Конечно, если вливать в себя постоянно энное количество водки, легко быть «отвязанным». Особенно с женщиной.
Ну о достоинстве мужчин-актеров говорить сложно, да и не нужно. Так как психология определяется прежде всего зависимостью актерской профессии, а зависимость — это женское свойство. Стало быть, и профессия это женская, отсюда — и психология. Я не хочу сказать, что это плохо. Это так, и этим объясняется всё. В театре актер с мужской психологией — редкость. Профессия.
Однажды я слышала, как по телевизору некий актер, ведущий весьма эксцентричных, якобы мужских, рискованных шоу, заявил, что он-де за свою тещу «пасть порвет» или что-то в этом роде, если ее «кто обидит». А накануне я наблюдала, как тот же актер в политическом шоу Е. Киселева, выступая в группе поддержки очередного политического деятеля против В. Жириновского, в ответ на свою реплику получил от последнего публичный миленький втык: «А ты, проститутка, вообще молчи, да и все вы, артисты, проститутки!» Актер ничего ему не ответил, а только как-то глумливо осклабился.
Я даже присела у телевизора. Мало того, что оскорбили его, такого крутого шоумена, но еще и всех артистов в придачу, — и он промолчал?! А на следующий день заявляет, что за тещу сделает кому-то что-то такое суровое. Смешно — себя защитить не сумел, но грозится! Женщина.
Так же примерно и пьяный фрондер из Таганки: боялся играть незнакомую драматургию, высчитывая — будет или не будет у него такой же успех, как в «На дне», задолго до выпуска спектакля и благополучно пропивший уже свой талант, которым обладал когда-то.

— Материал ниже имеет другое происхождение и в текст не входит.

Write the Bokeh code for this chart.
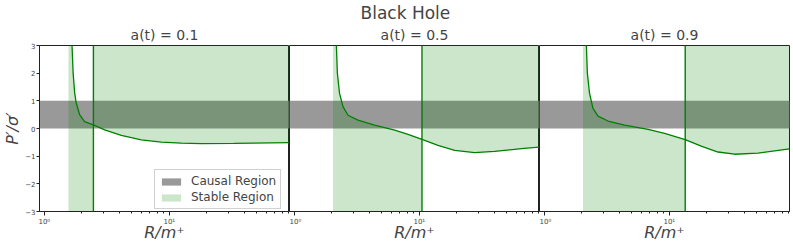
import numpy as np
from bokeh.plotting import figure
from bokeh.layouts import row
from bokeh.models import Range1d, FixedTicker, Legend, LegendItem, Title, Span
from bokeh.embed import file_html
from bokeh.resources import INLINE

# ---------------- data ----------------
suptitle = "Black Hole"
panel_titles = ["a(t) = 0.1", "a(t) = 0.5", "a(t) = 0.9"]

R1 = [1.56, 1.62, 1.666, 1.70, 1.75, 1.80, 1.92, 2.10, 2.47, 3.04, 4.13, 5.97, 8.63, 12.5, 18.0, 33.0, 91.5]
P1 = [40.0, 6.0, 3.0, 2.0, 1.28, 0.92, 0.49, 0.25, 0.13, -0.05, -0.25, -0.41, -0.49, -0.53, -0.55, -0.54, -0.51]

R2 = [2.04, 2.12, 2.17, 2.21, 2.30, 2.45, 2.69, 3.23, 4.39, 6.35, 8.12, 10.5, 14.1, 19.2, 27.7, 40.0, 65.5, 91.5]
P2 = [40.0, 6.0, 3.0, 2.0, 1.27, 0.79, 0.48, 0.30, 0.12, -0.06, -0.21, -0.39, -0.61, -0.79, -0.87, -0.83, -0.73, -0.67]

R3 = [2.04, 2.12, 2.17, 2.21, 2.30, 2.45, 2.69, 3.23, 4.39, 6.76, 9.17, 13.4, 18.0, 24.5, 33.3, 51.2, 91.5]
P3 = [40.0, 6.0, 3.0, 2.0, 1.27, 0.73, 0.45, 0.27, 0.12, -0.03, -0.18, -0.40, -0.64, -0.85, -0.93, -0.89, -0.74]

R_stable_switch = [2.47, 10.5, 13.4]   # vertical line position

x_lo, x_hi = 0.915, 91.5
y_lo, y_hi = -3, 3
causal_lo, causal_hi = 0, 1
y_ticks = [-3, -2, -1, 0, 1, 2, 3]
y_tick_labels = {-3: "\u22123", -2: "\u22122", -1: "\u22121", 0: "0", 1: "1", 2: "2", 3: "3"}
x_tick_labels = {1: "10\u2070", 10: "10\u00b9", 100: "10\u00b2"}

FONT = "DejaVu Sans"
GREEN = "green"
SPINE = "#222222"


def make_panel(idx, R, P, rv):
    first = idx == 0
    last = idx == 2
    p = figure(x_axis_type="log",
               x_range=Range1d(x_lo, x_hi), y_range=Range1d(y_lo, y_hi),
               frame_width=250, frame_height=166,
               output_backend="svg", toolbar_location=None,
               y_axis_location="left" if first else None,
               min_border_left=30 if first else 0,
               min_border_right=5 if last else 0,
               min_border_top=44, min_border_bottom=0,
               background_fill_color="white", border_fill_color="white")
    p.outline_line_color = SPINE
    p.outline_line_width = 1
    p.outline_line_alpha = 1
    p.grid.visible = False

    if idx == 1:
        p.title.text = suptitle
        p.title.text_font_size = "17px"
        p.title.align = "left"
        p.title.offset = 71
        p.title.standoff = 0
    else:
        p.title.text = panel_titles[idx]
        p.title.text_font_size = "14px"
        p.title.align = "center"
        p.title.standoff = 5
    p.title.text_font = FONT
    p.title.text_font_style = "normal"
    if idx == 1:
        t = Title(text=panel_titles[idx], align="center", text_font=FONT, text_font_size="14px",
                  text_font_style="normal", standoff=5)
        p.add_layout(t, "above")

    R = np.array(R, dtype=float)
    P = np.array(P, dtype=float)

    # causal band
    band = p.varea(x=[x_lo * 0.9, x_hi * 1.1], y1=[causal_lo, causal_lo], y2=[causal_hi, causal_hi],
                   fill_color="gray", fill_alpha=0.8)

    # stable regions
    left = R <= rv
    right = R >= rv
    fill_l = p.varea(x=R[left], y1=np.full(left.sum(), y_lo - 1.0), y2=P[left],
                     fill_color=GREEN, fill_alpha=0.2)
    p.varea(x=R[right], y1=P[right], y2=np.full(right.sum(), y_hi + 1.0),
            fill_color=GREEN, fill_alpha=0.2)

    # curve and vertical line
    p.line(R, P, line_color=GREEN, line_width=1.3)
    p.add_layout(Span(location=rv, dimension="height", line_color=GREEN, line_width=1.4))

    # x axis
    xa = p.xaxis[0]
    xa.axis_label = "R/m\u207a"
    xa.axis_label_text_font = FONT
    xa.axis_label_text_font_size = "16px"
    xa.axis_label_text_font_style = "italic"
    xa.axis_label_standoff = -6
    xa.major_label_text_font = FONT
    xa.major_label_text_font_size = "7px"
    xa.major_label_overrides = x_tick_labels
    xa.major_label_standoff = 2
    xa.major_tick_in = 0
    xa.major_tick_out = 4
    xa.minor_tick_in = 0
    xa.minor_tick_out = 2
    xa.axis_line_color = SPINE
    xa.major_tick_line_color = SPINE
    xa.minor_tick_line_color = SPINE

    if first:
        ya = p.yaxis[0]
        ya.ticker = FixedTicker(ticks=y_ticks, minor_ticks=[])
        ya.major_label_overrides = y_tick_labels
        ya.axis_label = "P\u2032/\u03c3\u2032"
        ya.axis_label_text_font = FONT
        ya.axis_label_text_font_size = "16px"
        ya.axis_label_text_font_style = "italic"
        ya.axis_label_standoff = 0
        ya.major_label_text_font = FONT
        ya.major_label_text_font_size = "7px"
        ya.major_label_standoff = 1
        ya.major_tick_in = 0
        ya.major_tick_out = 3
        ya.axis_line_color = SPINE
        ya.major_tick_line_color = SPINE

        legend = Legend(items=[LegendItem(label="Causal Region", renderers=[band]),
                               LegendItem(label="Stable Region", renderers=[fill_l])],
                        location=(115, 2), margin=0, padding=4, spacing=2,
                        glyph_width=24, glyph_height=9, label_standoff=8,
                        label_text_font=FONT, label_text_font_size="12px",
                        label_height=12,
                        border_line_color="#cccccc", border_line_alpha=0.9,
                        background_fill_color="white", background_fill_alpha=0.8)
        p.add_layout(legend)
    return p


panels = [make_panel(i, R, P, rv) for i, (R, P, rv) in
          enumerate([(R1, P1, R_stable_switch[0]), (R2, P2, R_stable_switch[1]), (R3, P3, R_stable_switch[2])])]

layout = row(*panels)
open("out.html", "w").write(file_html(layout, INLINE))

Фрондирующий трусливый выпивоха, последствия пьянства которого наблюдала вся труппа, отказавшийся у Эфроса от двух последних ролей, не приходивший на репетиции — то ли из-за пьянок, то ли в страхе перед собственным провалом, прикрывающийся высокими идеями насчет некачественной литературы, выбираемой Эфросом для театра!..
Тут с двух сторон подбежали два актера и со слезами начали успокаивать меня, бормоча что-то нелепое: «Мы плохие актеры, и ты нас не уважаешь, но мы сотрем эту мразь…» — и т. д. Затем пришлось мне их успокаивать, так же глупо: «Дураки вы, дураки, хорошие люди не могут быть плохими актерами, и перестаньте плакать и обращать на все это внимание…» Как выяснилось позже, эти хорошие не задержались в труппе.
Встречалась я в Париже и с другими людьми — которые помогли мне выжить, благодарность и нежность к ним я сохраню на всю мою оставшуюся жизнь. Это — «диссиденты» Ал. и Ар. Гинзбурги, Ира Баскина, Виктор Некрасов. Это Лева Вайнштейн, приехавший из Америки и просидевший все дни то в комнате у Наташи Крымовой, то у меня, а вечера, конечно, в театре. (Как потом я поняла, он приехал проститься не только с Анатолием Васильевичем и его творчеством, но и с нами, так как через полгода умер в далекой Америке от неизлечимой болезни.) Это, наконец, мои московские поклонники, приехавшие из Голландии, — и, как я потом узнала, еще многие приезжали ко мне в Париж, но не решились подойти.
Если бы Эфрос смог узнать, что гастроли в Театре Европы посвящались его памяти, он был бы счастлив. Слово «счастлив» тут может показаться странным, но на похоронах Высоцкого, увидев тысячные толпы народа, он сказал мне: «Если бы Володя это видел, он был бы счастлив».